LOS ANGELES (Reuters) - Stan, Kyle and the rest of the potty-mouthed, pint-sized gang on cable network Comedy Central's animated hit "South Park" may soon be staying up past their bedtimes on broadcast television.
The Viacom Inc.-owned cable network and the creators of its signature show, Trey Parker and Matt Stone, have struck a deal with distributor Debmar Studios to sell reruns of the show into syndication on late-night TV.
Financial terms of the deal, announced on Tuesday, were not disclosed. But Hollywood trade paper Daily Variety said potential earnings from "South Park" during its first four years in syndication could reach $100 million, making it the highest-grossing series to come off cable.
The subversive cartoon comedy, which this season drew the writing talents of "All in the Family" creator Norman Lear, would be one of the first scripted shows to make its way into daily broadcast syndication from the world of basic cable.
Debmar president Mort Marcus, a former TV executive at Walt Disney Co., acknowledged that the main hurdle he faces in selling "South Park" is possible hesitancy over the four-letter words that flow from the mouths of the show's crudely drawn grade-school protagonists.
Eight or nine episodes probably contain a profanity quotient that is too high for syndication, he said. But the rest of more than 100 episodes available for sale are "perfectly suitable for broadcast, and where there's a bad word, we're going to clean it up," he said.
BLEEP, BLEEP
Comedy Central spokesman Tony Fox said the cable network itself routinely bleeps out the hard-core four-letter words. Lesser vulgarity like "damn" and "ass" have already crept into the lexicon of prime-time network TV and are not expected to pose a problem for late-night syndication.
In any event, viewers should not look forward to anything like the profanity that figured prominently in the 1999 big-screen musical adaptation, "South Park: Bigger, Longer & Uncut," which featured such songs as "Uncle Fukka" and "Kyle's Mom's a Bitch."
"Any episode that is similar to that we would pull out of the mix," said Marcus, former president of Disney's Buena Vista Television. He added that broadcast standards overall have loosened up considerably since "South Park" caused a stir with its foul-talking young characters six years ago.

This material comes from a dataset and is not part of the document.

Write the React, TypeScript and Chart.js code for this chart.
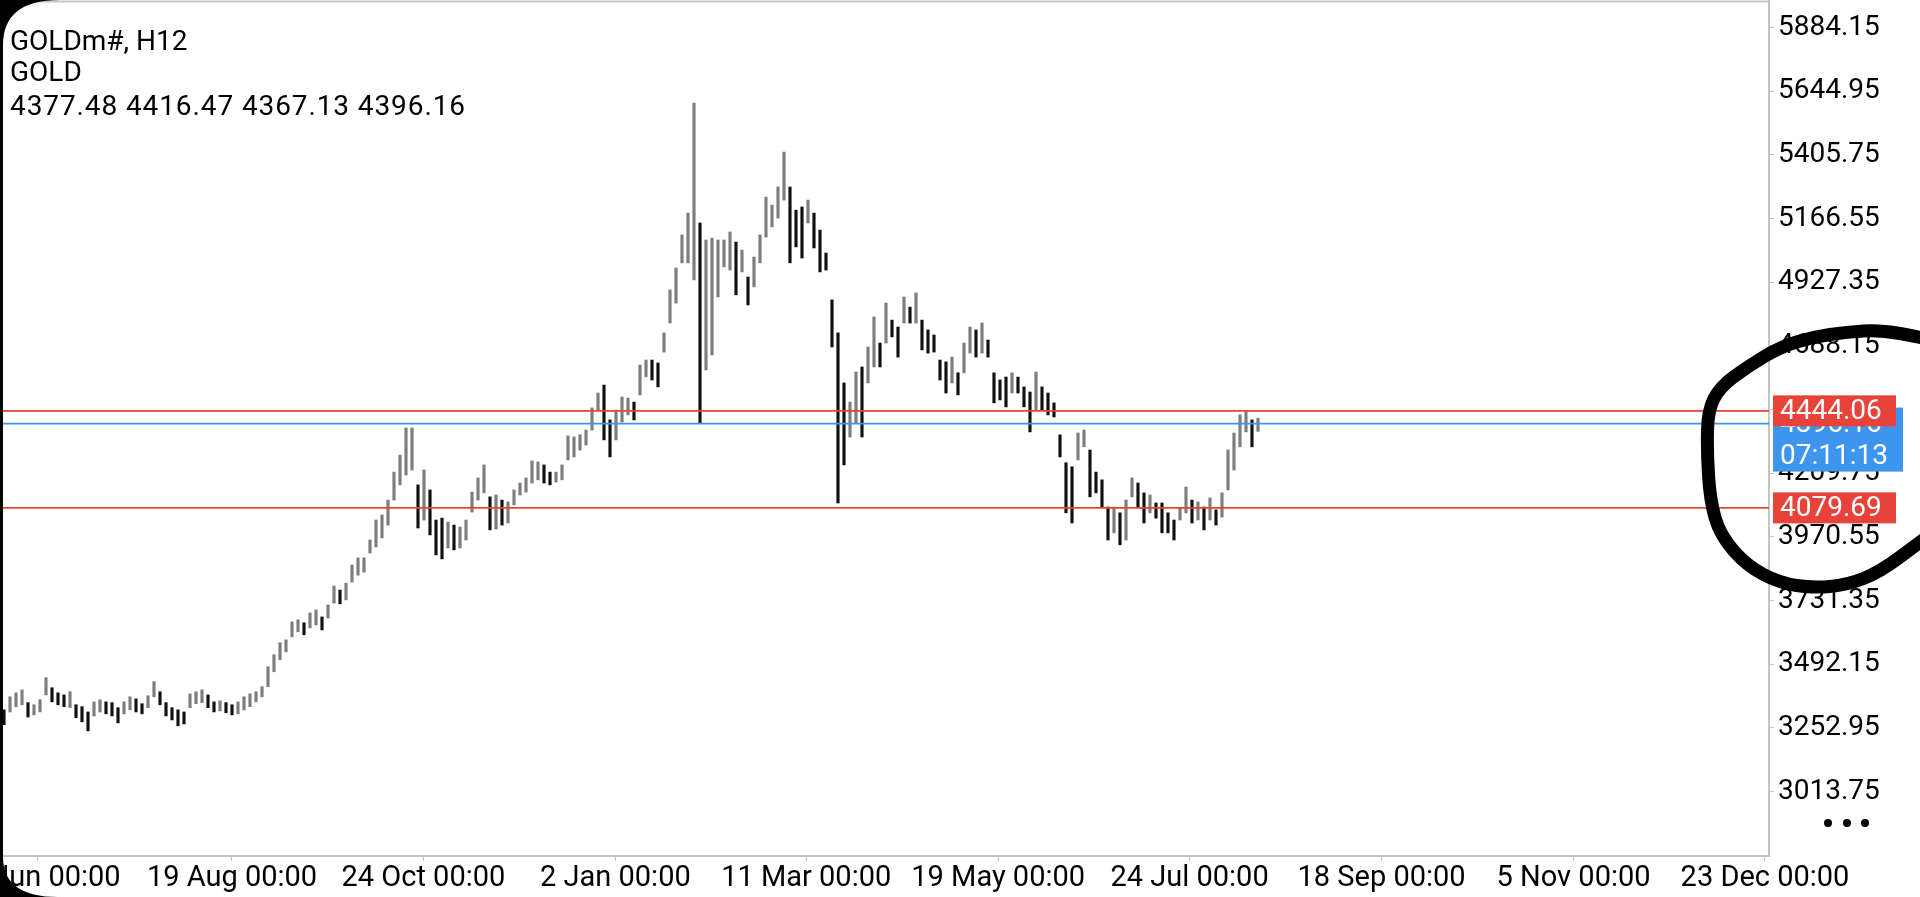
import React, { useEffect, useRef } from 'react';
import { Chart, registerables } from 'chart.js';

Chart.register(...registerables);

// ---- data (H12 bars, each entry ~1.5 trading days) ----
const barHighs: number[] = [
  3321, 3370, 3385, 3396, 3348, 3340, 3359, 3442, 3404, 3385,
  3377, 3389, 3340, 3333, 3313, 3351, 3359, 3351, 3348, 3329,
  3351, 3370, 3362, 3344, 3374, 3427, 3389, 3348, 3329, 3321,
  3313, 3381, 3389, 3396, 3377, 3351, 3355, 3348, 3340, 3351,
  3370, 3381, 3389, 3408, 3483, 3528, 3573, 3584, 3651, 3659,
  3648, 3685, 3696, 3670, 3715, 3786, 3771, 3797, 3865, 3892,
  3892, 3959, 4034, 4053, 4109, 4214, 4278, 4380, 4380, 4166,
  4222, 4147, 4034, 4041, 4026, 4015, 4008, 4034, 4139, 4192,
  4241, 4121, 4128, 4109, 4102, 4147, 4173, 4192, 4256, 4252,
  4241, 4214, 4214, 4241, 4350, 4346, 4354, 4372, 4455, 4511,
  4541, 4410, 4447, 4496, 4492, 4477, 4616, 4635, 4635, 4624,
  4737, 4898, 4981, 5105, 5187, 5600, 5150, 5086, 5093, 5086,
  5086, 5116, 5078, 5048, 4947, 5022, 5105, 5247, 5217, 5285,
  5416, 5285, 5198, 5210, 5236, 5187, 5123, 5037, 4861, 4737,
  4549, 4477, 4590, 4609, 4684, 4797, 4699, 4849, 4785, 4759,
  4872, 4834, 4887, 4785, 4748, 4729, 4635, 4628, 4646, 4587,
  4699, 4759, 4748, 4774, 4710, 4587, 4560, 4571, 4587, 4571,
  4534, 4515, 4590, 4534, 4511, 4474, 4354, 4249, 4234, 4361,
  4372, 4297, 4214, 4185, 4083, 4083, 4061, 4109, 4192, 4173,
  4136, 4128, 4098, 4098, 4061, 4034, 4079, 4158, 4109, 4102,
  4083, 4117, 4072, 4136, 4297, 4361, 4429, 4444, 4410, 4416.47,
];

const barLows: number[] = [
  3265, 3313, 3333, 3340, 3294, 3302, 3313, 3377, 3351, 3340,
  3333, 3329, 3291, 3276, 3242, 3298, 3313, 3306, 3298, 3272,
  3306, 3321, 3313, 3306, 3329, 3370, 3340, 3298, 3283, 3261,
  3268, 3329, 3344, 3348, 3329, 3313, 3317, 3310, 3302, 3306,
  3321, 3333, 3351, 3370, 3408, 3464, 3509, 3539, 3595, 3614,
  3603, 3629, 3640, 3621, 3666, 3722, 3719, 3734, 3801, 3827,
  3838, 3910, 3933, 3967, 4015, 4109, 4166, 4203, 4222, 4004,
  4034, 3978, 3903, 3888, 3929, 3922, 3929, 3959, 4064, 4109,
  4136, 3997, 4000, 4015, 4023, 4091, 4128, 4139, 4173, 4185,
  4173, 4166, 4177, 4185, 4260, 4271, 4297, 4316, 4372, 4447,
  4335, 4271, 4335, 4402, 4429, 4410, 4504, 4572, 4560, 4534,
  4665, 4774, 4849, 5000, 5000, 4936, 4399, 4598, 4654, 4872,
  4985, 4973, 4880, 4966, 4842, 4910, 5000, 5097, 5135, 5168,
  5236, 5000, 5060, 5018, 5150, 5056, 4966, 4973, 4684, 4098,
  4241, 4346, 4399, 4346, 4549, 4609, 4609, 4699, 4722, 4646,
  4774, 4774, 4774, 4673, 4661, 4665, 4560, 4511, 4549, 4504,
  4587, 4661, 4646, 4661, 4646, 4474, 4485, 4459, 4511, 4511,
  4459, 4365, 4447, 4447, 4429, 4421, 4271, 4061, 4023, 4260,
  4309, 4121, 4136, 4083, 3959, 3986, 3941, 3959, 4121, 4083,
  4023, 4061, 4041, 3986, 3986, 3959, 4034, 4061, 4023, 4034,
  3997, 4034, 4015, 4045, 4147, 4222, 4309, 4365, 4309, 4367.13,
];

const xTickLabels: string[] = [
  '13 Jun 00:00', '19 Aug 00:00', '24 Oct 00:00', '2 Jan 00:00', '11 Mar 00:00',
  '19 May 00:00', '24 Jul 00:00', '18 Sep 00:00', '5 Nov 00:00', '23 Dec 00:00',
];
// bar-index position of each time label (future labels extend past the last bar)
const xTickIndex: number[] = [5.5, 38.0, 69.9, 101.9, 133.7, 165.7, 197.6, 229.6, 261.6, 293.5];

const yTickValues: number[] = [
  3013.75, 3252.95, 3492.15, 3731.35, 3970.55, 4209.75, 4448.95,
  4688.15, 4927.35, 5166.55, 5405.75, 5644.95, 5884.15,
];

const resistanceLevel = 4444.06;
const supportLevel = 4079.69;
const bidLevel = 4396.16;
const timerText = '07:11:13';
const headerLines: string[] = ['GOLDm#, H12', 'GOLD', '4377.48 4416.47 4367.13 4396.16'];

const X_MIN = -0.667;
const X_MAX = 294.17;
const Y_MIN = 2771.9;
const Y_MAX = 5983.7;

const RED = '#e8433a';
const BLUE = '#3d95ee';
const AXIS_GREY = '#c4c4c4';
const FONT = 'Roboto';

const overlayPlugin = {
  id: 'mtOverlay',
  afterDraw(chart: any) {
    const ctx: CanvasRenderingContext2D = chart.ctx;
    const y = chart.scales.y;
    const area = chart.chartArea;
    ctx.save();

    // top frame line
    ctx.strokeStyle = AXIS_GREY;
    ctx.lineWidth = 2;
    ctx.beginPath();
    ctx.moveTo(0, area.top + 0.5);
    ctx.lineTo(area.right, area.top + 0.5);
    ctx.stroke();

    // header text
    ctx.fillStyle = '#000';
    ctx.font = `28px ${FONT}`;
    ctx.textAlign = 'left';
    ctx.textBaseline = 'alphabetic';
    const baselines = [49.5, 80.5, 115];
    headerLines.forEach((t, i) => {
      (ctx as any).letterSpacing = i === 2 ? '0.9px' : '0px';
      ctx.fillText(t, 10, baselines[i]);
    });
    (ctx as any).letterSpacing = '0px';

    const boxLeft = area.right + 4;
    ctx.font = `28px ${FONT}`;
    ctx.textBaseline = 'middle';

    // bid box (blue) with timer
    const by = y.getPixelForValue(bidLevel);
    ctx.fillStyle = BLUE;
    ctx.fillRect(boxLeft, by - 16, 130, 64);
    ctx.fillStyle = '#fff';
    ctx.fillText(bidLevel.toFixed(2), boxLeft + 7, by + 1);
    ctx.fillText(timerText, boxLeft + 7, by + 33);

    // level boxes (red)
    [resistanceLevel, supportLevel].forEach((v) => {
      const py = y.getPixelForValue(v);
      ctx.fillStyle = RED;
      ctx.fillRect(boxLeft, py - 15.5, 123, 31);
      ctx.fillStyle = '#fff';
      ctx.fillText(v.toFixed(2), boxLeft + 7, py + 1);
    });

    // three-dot menu
    ctx.fillStyle = '#000';
    [1828, 1847, 1865].forEach((cx) => {
      ctx.beginPath();
      ctx.arc(cx, 823, 4, 0, Math.PI * 2);
      ctx.fill();
    });

    // hand-drawn black circle annotation
    const pts: [number, number][] = [
      [1940, 342], [1920, 337], [1880, 330], [1847, 332], [1813, 337], [1780, 347],
      [1747, 367], [1720, 387], [1708, 410], [1707, 450], [1710, 500], [1720, 535],
      [1747, 566], [1780, 583], [1813, 588], [1847, 585], [1880, 572], [1920, 542], [1940, 527],
    ];
    ctx.strokeStyle = '#000';
    ctx.lineWidth = 13;
    ctx.lineJoin = 'round';
    ctx.lineCap = 'round';
    ctx.beginPath();
    ctx.moveTo(pts[0][0], pts[0][1]);
    for (let i = 1; i < pts.length - 1; i++) {
      const mx = (pts[i][0] + pts[i + 1][0]) / 2;
      const my = (pts[i][1] + pts[i + 1][1]) / 2;
      ctx.quadraticCurveTo(pts[i][0], pts[i][1], mx, my);
    }
    ctx.lineTo(pts[pts.length - 1][0], pts[pts.length - 1][1]);
    ctx.stroke();

    // phone bezel corners on the left
    ctx.fillStyle = '#000';
    ctx.fillRect(0, 0, 3, chart.height);
    ctx.beginPath();
    ctx.moveTo(0, 0);
    ctx.lineTo(60, 0);
    ctx.quadraticCurveTo(3, 0, 3, 45);
    ctx.lineTo(0, 45);
    ctx.closePath();
    ctx.fill();
    ctx.beginPath();
    ctx.moveTo(0, chart.height);
    ctx.lineTo(58, chart.height);
    ctx.quadraticCurveTo(3, chart.height, 3, chart.height - 40);
    ctx.lineTo(0, chart.height - 40);
    ctx.closePath();
    ctx.fill();

    ctx.restore();
  },
};

export default function App() {
  const canvasRef = useRef<HTMLCanvasElement | null>(null);

  useEffect(() => {
    const canvas = canvasRef.current;
    if (!canvas) return;

    const barData = barHighs.map((h, i) => ({ x: i, y: [barLows[i], h] }));
    const barColors = barHighs.map((h, i) => {
      if (i === 0) return '#111';
      const mid = (h + barLows[i]) / 2;
      const prev = (barHighs[i - 1] + barLows[i - 1]) / 2;
      return mid >= prev ? '#7d7d7d' : '#111';
    });
    const levelLine = (v: number, color: string) => ({
      type: 'line' as const,
      data: [{ x: X_MIN, y: v }, { x: X_MAX, y: v }],
      borderColor: color,
      borderWidth: 1.6,
      pointRadius: 0,
      order: 0,
    });

    const chart = new Chart(canvas, {
      type: 'bar',
      data: {
        datasets: [
          levelLine(resistanceLevel, RED) as any,
          levelLine(supportLevel, RED) as any,
          levelLine(bidLevel, BLUE) as any,
          {
            type: 'bar',
            data: barData as any,
            backgroundColor: barColors,
            borderWidth: 0,
            barThickness: 2.5,
            order: 1,
          },
        ],
      },
      options: {
        animation: false,
        responsive: false,
        devicePixelRatio: 1,
        layout: { padding: { top: 1, left: 0, right: 0, bottom: 0 } },
        plugins: { legend: { display: false }, tooltip: { enabled: false } },
        scales: {
          x: {
            type: 'linear',
            position: 'bottom',
            min: X_MIN,
            max: X_MAX,
            offset: false,
            grid: { offset: false, drawOnChartArea: false, drawTicks: true, tickLength: 5, color: AXIS_GREY },
            border: { display: true, color: AXIS_GREY, width: 2 },
            ticks: {
              autoSkip: false,
              maxRotation: 0,
              minRotation: 0,
              padding: 0,
              color: '#000',
              font: { family: FONT, size: 29 },
              callback: (_v: any, idx: number) => xTickLabels[idx],
            },
            afterBuildTicks: (s: any) => {
              s.ticks = xTickIndex.map((v) => ({ value: v }));
            },
            afterFit: (s: any) => {
              s.height = 41;
              s.paddingLeft = 0;
              s.paddingRight = 0;
            },
          },
          y: {
            type: 'linear',
            position: 'right',
            min: Y_MIN,
            max: Y_MAX,
            grid: { drawOnChartArea: false, drawTicks: true, tickLength: 5, color: AXIS_GREY },
            border: { display: true, color: AXIS_GREY, width: 2 },
            ticks: {
              padding: 4,
              color: '#000',
              font: { family: FONT, size: 28 },
              callback: (v: any) => Number(v).toFixed(2),
            },
            afterBuildTicks: (s: any) => {
              s.ticks = yTickValues.map((v) => ({ value: v }));
            },
            afterFit: (s: any) => {
              s.width = 151;
              s.paddingTop = 0;
              s.paddingBottom = 0;
            },
          },
        },
      } as any,
      plugins: [overlayPlugin],
    });

    return () => chart.destroy();
  }, []);

  return (
    <div style={{ position: 'fixed', left: 0, top: 0, width: 1920, height: 897, background: '#fff' }}>
      <canvas ref={canvasRef} width={1920} height={897} style={{ display: 'block' }} />
    </div>
  );
}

"In 1997, we were blown away by the rawness of it, but if you watch it today, I don't think you'd feel that way," he said. "The bar's been lowered pretty substantially."
Marcus and Comedy Central executives are touting the show's potent ratings among young adult males, an especially key demographic among late night viewers.
"South Park" has remained the highest-rated show on Comedy Central since its debut in August 1997, averaging nearly 3 million viewers in its current season.
A recently commissioned Nielsen Media Research study found that the show consistently finished No. 1 against broadcast competition in most of the top 20 TV markets, including New York and Los Angeles, in the battle for male viewers aged 18 to 34.
Built around the misadventures of four elementary school kids -- Stan, Kyle, Cartman and accident-prone Kenny -- the series logged its 100th episode in April, a rare milestone on cable, where few original programs have run long enough or become popular enough to be viable in syndication.